The company has its manufacturing base in Dongguan, China, where it has a 300,000-square-foot facility.
It has ventured into accessories and men's footwear and has a presence in Los Angeles, New York, and other cities.
Rothy's earned $140M in net revenue to November this year. Better for the environment, it uses less land, less water and less cows !
Ok, let’s see this.
Since the manufacturing is done is China, why do we consider Rothy’s is an American company? Because it is where the company is registered? Why don’t we change the rules or at least provide more transparency to the business.
Even though I have few respect for Everlane’s CEO who is I think quite a pretentious dude, his company was making some interesting changes providing more information on the production part, and the marketing spend split.
Why “Better for the environment, it uses less land, less water and less cows !”? Lets’ go deeper.
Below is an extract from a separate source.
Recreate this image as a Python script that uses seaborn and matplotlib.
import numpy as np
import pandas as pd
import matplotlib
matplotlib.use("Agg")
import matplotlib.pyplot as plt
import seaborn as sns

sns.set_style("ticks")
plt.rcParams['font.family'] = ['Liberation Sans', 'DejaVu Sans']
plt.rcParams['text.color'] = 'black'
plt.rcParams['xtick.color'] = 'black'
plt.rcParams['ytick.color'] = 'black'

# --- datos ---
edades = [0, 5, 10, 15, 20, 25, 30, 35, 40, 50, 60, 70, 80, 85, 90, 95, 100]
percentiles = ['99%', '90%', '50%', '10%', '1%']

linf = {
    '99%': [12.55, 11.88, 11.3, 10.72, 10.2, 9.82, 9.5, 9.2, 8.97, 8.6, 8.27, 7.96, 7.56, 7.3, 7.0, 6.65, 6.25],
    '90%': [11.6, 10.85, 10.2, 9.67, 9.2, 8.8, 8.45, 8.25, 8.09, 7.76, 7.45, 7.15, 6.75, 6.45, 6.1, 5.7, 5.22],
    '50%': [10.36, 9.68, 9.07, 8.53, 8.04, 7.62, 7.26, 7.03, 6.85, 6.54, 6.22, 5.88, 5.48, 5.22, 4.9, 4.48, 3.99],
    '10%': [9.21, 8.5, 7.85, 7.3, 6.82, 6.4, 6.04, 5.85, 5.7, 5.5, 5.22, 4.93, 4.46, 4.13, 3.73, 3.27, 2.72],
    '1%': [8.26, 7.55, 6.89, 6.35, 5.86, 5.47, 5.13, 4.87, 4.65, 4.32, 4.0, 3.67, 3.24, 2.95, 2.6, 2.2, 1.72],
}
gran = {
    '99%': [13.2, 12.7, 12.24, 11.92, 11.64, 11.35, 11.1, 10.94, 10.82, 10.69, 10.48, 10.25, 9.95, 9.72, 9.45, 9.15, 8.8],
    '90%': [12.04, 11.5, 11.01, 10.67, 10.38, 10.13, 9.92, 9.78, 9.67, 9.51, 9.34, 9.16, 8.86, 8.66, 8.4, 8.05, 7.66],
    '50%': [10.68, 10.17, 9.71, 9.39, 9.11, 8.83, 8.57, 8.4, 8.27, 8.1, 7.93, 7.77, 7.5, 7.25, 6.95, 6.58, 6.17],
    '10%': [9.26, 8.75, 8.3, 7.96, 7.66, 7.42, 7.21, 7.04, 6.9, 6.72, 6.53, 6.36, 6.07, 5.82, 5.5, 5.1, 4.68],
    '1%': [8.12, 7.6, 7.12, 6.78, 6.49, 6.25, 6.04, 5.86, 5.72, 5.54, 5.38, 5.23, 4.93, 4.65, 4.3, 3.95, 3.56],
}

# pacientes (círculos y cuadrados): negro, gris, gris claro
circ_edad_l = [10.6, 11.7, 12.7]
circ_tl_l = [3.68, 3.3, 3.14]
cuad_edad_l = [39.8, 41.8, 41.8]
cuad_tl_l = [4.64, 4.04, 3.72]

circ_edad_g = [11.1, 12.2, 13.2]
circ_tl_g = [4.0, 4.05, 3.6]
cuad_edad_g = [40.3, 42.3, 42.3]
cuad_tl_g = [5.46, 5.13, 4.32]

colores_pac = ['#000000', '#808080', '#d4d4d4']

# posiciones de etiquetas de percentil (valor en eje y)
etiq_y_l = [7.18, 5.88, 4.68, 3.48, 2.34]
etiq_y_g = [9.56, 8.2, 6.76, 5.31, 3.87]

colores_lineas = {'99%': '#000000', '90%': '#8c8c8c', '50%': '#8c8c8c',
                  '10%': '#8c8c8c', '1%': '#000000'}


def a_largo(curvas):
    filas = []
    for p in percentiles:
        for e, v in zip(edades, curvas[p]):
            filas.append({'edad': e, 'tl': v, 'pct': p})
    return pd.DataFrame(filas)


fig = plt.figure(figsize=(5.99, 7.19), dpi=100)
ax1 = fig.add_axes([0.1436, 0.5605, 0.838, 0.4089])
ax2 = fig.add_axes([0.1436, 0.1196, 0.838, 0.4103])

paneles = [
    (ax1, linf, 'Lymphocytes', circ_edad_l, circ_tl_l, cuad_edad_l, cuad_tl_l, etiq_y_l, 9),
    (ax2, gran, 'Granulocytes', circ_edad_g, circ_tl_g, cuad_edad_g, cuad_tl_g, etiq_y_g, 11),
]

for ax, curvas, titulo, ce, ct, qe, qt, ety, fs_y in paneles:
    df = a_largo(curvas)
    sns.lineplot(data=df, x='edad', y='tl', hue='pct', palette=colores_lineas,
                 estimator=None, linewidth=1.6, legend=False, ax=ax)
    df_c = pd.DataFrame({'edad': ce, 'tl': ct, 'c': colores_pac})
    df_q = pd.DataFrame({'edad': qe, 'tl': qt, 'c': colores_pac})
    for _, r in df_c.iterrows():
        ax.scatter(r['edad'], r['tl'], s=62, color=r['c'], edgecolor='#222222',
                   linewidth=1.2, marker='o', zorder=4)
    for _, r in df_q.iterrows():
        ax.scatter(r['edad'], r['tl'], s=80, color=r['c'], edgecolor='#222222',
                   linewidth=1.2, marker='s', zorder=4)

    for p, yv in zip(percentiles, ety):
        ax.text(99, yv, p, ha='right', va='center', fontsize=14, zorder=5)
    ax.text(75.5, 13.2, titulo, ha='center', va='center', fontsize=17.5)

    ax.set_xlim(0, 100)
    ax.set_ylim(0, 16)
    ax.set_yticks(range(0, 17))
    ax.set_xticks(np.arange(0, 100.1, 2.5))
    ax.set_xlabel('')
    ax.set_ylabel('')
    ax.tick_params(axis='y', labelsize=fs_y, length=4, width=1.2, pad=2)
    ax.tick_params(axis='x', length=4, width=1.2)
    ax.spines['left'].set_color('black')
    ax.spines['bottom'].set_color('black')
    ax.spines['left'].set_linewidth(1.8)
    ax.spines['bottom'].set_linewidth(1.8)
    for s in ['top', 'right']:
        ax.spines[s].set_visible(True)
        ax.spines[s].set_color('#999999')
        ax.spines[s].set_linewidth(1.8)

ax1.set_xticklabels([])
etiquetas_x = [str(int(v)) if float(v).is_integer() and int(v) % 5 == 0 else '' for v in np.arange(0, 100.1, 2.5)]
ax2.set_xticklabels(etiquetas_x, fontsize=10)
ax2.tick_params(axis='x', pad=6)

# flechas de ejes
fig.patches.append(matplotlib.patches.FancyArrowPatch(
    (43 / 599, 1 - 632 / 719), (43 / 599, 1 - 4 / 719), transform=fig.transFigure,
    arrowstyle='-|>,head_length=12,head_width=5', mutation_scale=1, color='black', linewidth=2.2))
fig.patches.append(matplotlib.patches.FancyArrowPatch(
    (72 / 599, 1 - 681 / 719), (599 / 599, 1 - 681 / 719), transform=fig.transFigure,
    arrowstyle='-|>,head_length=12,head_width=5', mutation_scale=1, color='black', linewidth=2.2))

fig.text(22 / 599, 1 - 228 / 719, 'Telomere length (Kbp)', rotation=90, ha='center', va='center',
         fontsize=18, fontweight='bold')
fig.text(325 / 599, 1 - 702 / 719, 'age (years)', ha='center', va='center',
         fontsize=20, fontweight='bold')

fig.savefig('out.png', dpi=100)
Wikipedia saved me some time. “Rothy's products are made from 100% recycled plastic water bottles and post-consumer recycled materials. During the manufacturing process, the water bottles are hot washed and sterilized. Chips of plastic are melted down into pellets, stretched into fibers, and given air treatment until they entwine. The soft yarn produced is then loaded onto knitting machines which knit the upper part of the shoe in 14 to 24 minutes, depending on the design. They are then sewn to the sole by hand, paired with recycled foam and recycled rubber soles.”. Oh my Gosh. You wear plastic shoes then? Is the soft yarn produced good for health?
“The Point is the best-selling of the flats, retailed at $145.”. That an expensive piece of plastic, right? Nah, just kidding.
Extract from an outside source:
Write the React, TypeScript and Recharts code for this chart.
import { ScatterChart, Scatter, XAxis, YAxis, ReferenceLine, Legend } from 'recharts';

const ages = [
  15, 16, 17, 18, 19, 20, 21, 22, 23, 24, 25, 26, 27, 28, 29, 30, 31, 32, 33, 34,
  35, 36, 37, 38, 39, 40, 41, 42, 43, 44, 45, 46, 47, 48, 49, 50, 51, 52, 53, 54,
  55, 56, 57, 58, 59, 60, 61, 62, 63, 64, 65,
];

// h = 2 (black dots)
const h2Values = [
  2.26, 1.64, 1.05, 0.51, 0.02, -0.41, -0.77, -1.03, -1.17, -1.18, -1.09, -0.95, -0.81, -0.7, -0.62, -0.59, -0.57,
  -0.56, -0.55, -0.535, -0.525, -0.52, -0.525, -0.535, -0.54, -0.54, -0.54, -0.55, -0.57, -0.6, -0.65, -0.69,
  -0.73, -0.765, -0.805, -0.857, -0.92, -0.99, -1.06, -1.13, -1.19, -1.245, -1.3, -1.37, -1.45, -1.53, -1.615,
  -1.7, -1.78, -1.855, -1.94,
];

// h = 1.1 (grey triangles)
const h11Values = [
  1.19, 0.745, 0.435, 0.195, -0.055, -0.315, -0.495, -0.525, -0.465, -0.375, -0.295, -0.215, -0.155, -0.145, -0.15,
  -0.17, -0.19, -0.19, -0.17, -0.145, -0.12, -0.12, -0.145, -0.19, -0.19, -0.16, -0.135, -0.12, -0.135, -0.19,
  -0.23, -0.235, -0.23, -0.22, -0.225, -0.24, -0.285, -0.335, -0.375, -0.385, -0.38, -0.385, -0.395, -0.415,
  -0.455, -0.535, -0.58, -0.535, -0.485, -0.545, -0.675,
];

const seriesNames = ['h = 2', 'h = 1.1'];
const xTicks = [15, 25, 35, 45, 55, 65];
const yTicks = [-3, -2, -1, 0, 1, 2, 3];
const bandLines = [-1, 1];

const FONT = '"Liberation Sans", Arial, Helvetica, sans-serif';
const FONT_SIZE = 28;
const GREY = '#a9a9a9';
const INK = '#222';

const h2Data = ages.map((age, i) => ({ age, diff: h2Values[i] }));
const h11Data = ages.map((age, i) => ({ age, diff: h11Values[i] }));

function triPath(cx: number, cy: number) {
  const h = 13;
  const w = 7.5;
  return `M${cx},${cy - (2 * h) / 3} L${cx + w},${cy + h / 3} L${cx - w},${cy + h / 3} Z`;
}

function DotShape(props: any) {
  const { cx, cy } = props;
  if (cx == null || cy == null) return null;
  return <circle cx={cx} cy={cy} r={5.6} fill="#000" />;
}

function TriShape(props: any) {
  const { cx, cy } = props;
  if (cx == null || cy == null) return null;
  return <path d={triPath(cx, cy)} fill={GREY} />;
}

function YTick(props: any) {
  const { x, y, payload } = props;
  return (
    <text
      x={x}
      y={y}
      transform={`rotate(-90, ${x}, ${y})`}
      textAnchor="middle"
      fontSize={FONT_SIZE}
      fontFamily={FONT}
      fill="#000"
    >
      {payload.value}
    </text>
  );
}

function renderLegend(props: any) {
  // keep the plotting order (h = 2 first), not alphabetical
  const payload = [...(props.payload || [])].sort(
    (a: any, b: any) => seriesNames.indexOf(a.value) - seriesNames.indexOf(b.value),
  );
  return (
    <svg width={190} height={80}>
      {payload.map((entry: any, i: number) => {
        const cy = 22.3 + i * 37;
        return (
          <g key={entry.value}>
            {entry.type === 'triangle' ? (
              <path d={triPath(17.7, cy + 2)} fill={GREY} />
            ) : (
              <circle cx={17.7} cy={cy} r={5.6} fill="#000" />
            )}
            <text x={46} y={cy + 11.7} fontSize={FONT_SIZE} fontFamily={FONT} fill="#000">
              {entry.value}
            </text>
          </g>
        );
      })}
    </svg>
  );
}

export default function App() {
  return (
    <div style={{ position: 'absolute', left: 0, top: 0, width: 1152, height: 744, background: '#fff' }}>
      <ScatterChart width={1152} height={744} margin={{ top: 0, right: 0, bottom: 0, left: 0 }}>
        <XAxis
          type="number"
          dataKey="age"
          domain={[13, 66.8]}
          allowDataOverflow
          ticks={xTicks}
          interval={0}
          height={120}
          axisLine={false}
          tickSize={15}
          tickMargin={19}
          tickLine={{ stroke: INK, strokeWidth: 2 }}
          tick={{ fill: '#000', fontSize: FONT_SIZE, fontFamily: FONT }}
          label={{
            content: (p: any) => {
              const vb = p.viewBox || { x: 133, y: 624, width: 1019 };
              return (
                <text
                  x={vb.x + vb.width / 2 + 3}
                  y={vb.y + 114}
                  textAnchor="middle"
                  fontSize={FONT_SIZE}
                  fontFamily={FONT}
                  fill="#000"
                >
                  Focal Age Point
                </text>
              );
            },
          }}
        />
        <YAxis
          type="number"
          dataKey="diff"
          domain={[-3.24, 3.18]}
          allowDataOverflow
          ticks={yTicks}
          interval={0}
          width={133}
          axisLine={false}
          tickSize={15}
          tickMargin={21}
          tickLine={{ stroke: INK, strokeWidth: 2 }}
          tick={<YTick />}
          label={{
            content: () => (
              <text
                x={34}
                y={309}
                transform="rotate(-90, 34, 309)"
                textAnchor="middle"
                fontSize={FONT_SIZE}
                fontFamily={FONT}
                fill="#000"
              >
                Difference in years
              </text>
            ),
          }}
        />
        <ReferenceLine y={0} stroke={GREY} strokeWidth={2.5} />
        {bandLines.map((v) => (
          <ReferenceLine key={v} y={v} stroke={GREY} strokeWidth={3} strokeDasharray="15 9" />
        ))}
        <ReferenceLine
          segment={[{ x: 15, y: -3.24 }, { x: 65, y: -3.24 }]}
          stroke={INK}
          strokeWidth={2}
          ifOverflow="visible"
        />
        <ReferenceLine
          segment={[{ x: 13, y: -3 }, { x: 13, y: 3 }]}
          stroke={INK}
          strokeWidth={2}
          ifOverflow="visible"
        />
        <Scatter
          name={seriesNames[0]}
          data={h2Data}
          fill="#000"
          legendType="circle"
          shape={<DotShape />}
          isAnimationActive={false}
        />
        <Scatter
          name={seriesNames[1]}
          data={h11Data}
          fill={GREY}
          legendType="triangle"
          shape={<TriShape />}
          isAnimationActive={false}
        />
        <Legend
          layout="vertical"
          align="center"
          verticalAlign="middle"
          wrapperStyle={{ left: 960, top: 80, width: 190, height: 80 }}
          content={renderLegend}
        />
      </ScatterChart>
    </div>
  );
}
“The shoes have been well-received by fashion critics, particularly for their comfortability and durability.”. Well, if the Kardashians of the world are satisfied, the world is saved.
As you can see, sustainability makes good money for investors, and can be sold like any luxury sort of products. There is a bright future ahead.
Almost a year ago, for nouveau monde #2, I've written “No parking, no business, my ass” considering that today you don't need parking space to be able to sell products when you have a store downtown, and that it's better for your sales to have bikes and walk lanes than a row of cars in front of your store...
I still believe it's true but we have to be realistic : a lot of people still mostly use their car to go for their everyday moves and there is another trend : delivery!
It's a long time I follow how a startup called Coord is doing. And recently, Coord announced it was joining Pebble, which was also part of SideWalk Labs, which is joining Google, its mother company. A little confused ? We'll, this just means that Google is betting big on city planning and is now doing it unmasked, which is a strong signal.
Let's go back to Coord - now Pebble if you follow. It enables city planners and actors of the city to know and organize cities curbsides.
We all have witnessed the chaos delivery trucks are able to make in a few minutes on a street...
Pebble aims to solve this problem by offering a simple tool : a little connected object that is really cheap and easy to install and that will enable city operators to see if a parking space, a curb or whatever is occupied or not.
Multiple actions are possible if you have this data :
First, you can get the knowledge of free parking spaces and integrate it in a parking or city app for instance, therefore reducing uncertainty when you need to ride by car (or in locations where the car still is the only way to transit...), reducing traffic (you won't need to turn and find a place, you can go directly to it)...
You can also use the data gathered to manage the need of parking in a specific location : if you see that there's a high or low pressure on a zone, you can plan an extension or reduction of your parking space for instance.
These two use cases are specific to car owners and seem to come from a bad movie of the last century. Unfortunately, cars seem to be there for a while still, and even if they are all electric, they will use the same space - maybe even more, have you seen Tesla's Cybertruck ? 😱😱 - and light delivery solutions like cargo bikes might have a good trend, but they won't completely replace classic trucks in the near future.
Pebble also enables to manage curbside and lower the mess made by delivery trucks : Coord had digitized curbs in about 25 cities, enabling them to have real time data of how their streets are doing and enabling delivery companies to have more data about where they are allowed to park, to stop for a minute and so on.
With companies like Pebble, you can build loading zones, manage smart pricing solutions for delivery companies and invent many use cases and make two different worlds communicate and collaborate.
But the most important part of the deal? Yes, Google wants to be involved in that business and control the curbside, therefore the delivery business.